Almost as silly as a joke by Bec Hill: “I used to think an ocean of soda existed, but it was just a Fanta sea” (junior-high level, that one, I admit it).

On a more adult note: Holly Walsh said, “I lost my virginity very late. When it finally happened, I wasn’t so much deflowered as deadheaded.” (Pushes the analogy between virginal innocence and horticulture just that little bit further till it falls off the edge, doesn’t it?)

“The other day, I went to KFC,” said Nick Helm; “I didn’t know Kentucky had a football club!”

I actually laughed out loud when I read one of Sara Pascoe’s lines: “You can’t lose a homing pigeon. If your homing pigeon doesn’t come back, then what you’ve lost is a pigeon.”
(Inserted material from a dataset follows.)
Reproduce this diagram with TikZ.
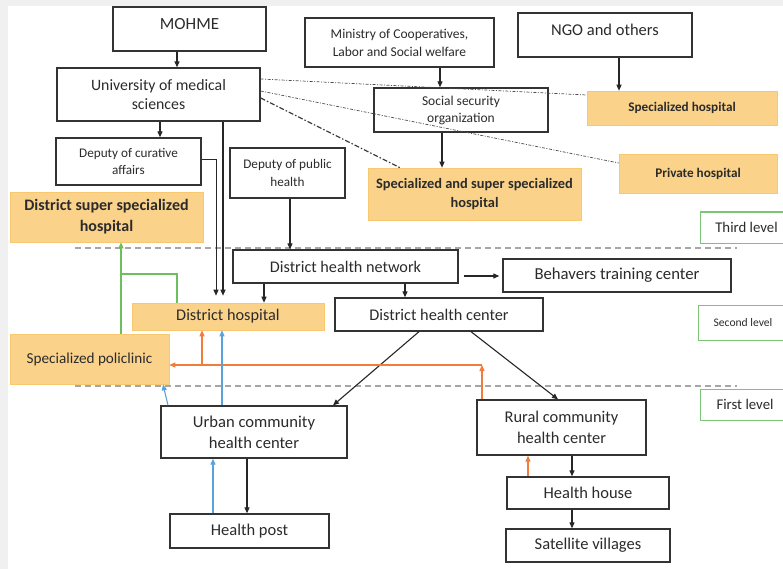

Call me lowbrow, but I’m going to get tickets to a few comedy shows this August (I have no idea how I’ll choose which ones), and I’m going to laugh until the very integrity of my underwear is at risk. The Fringe is coming to town, and setting up shop right in the university’s central district, and I’m going to enjoy it. In September I will let you know about the linguistically cleverest jokes that were brought here this year. They’ll be silly, of course, and if you’re snooty you’ll look down your nose at them and turn to more serious fare. But hey, it’s summertime, and even if you don’t fancy a giggle, I certainly do.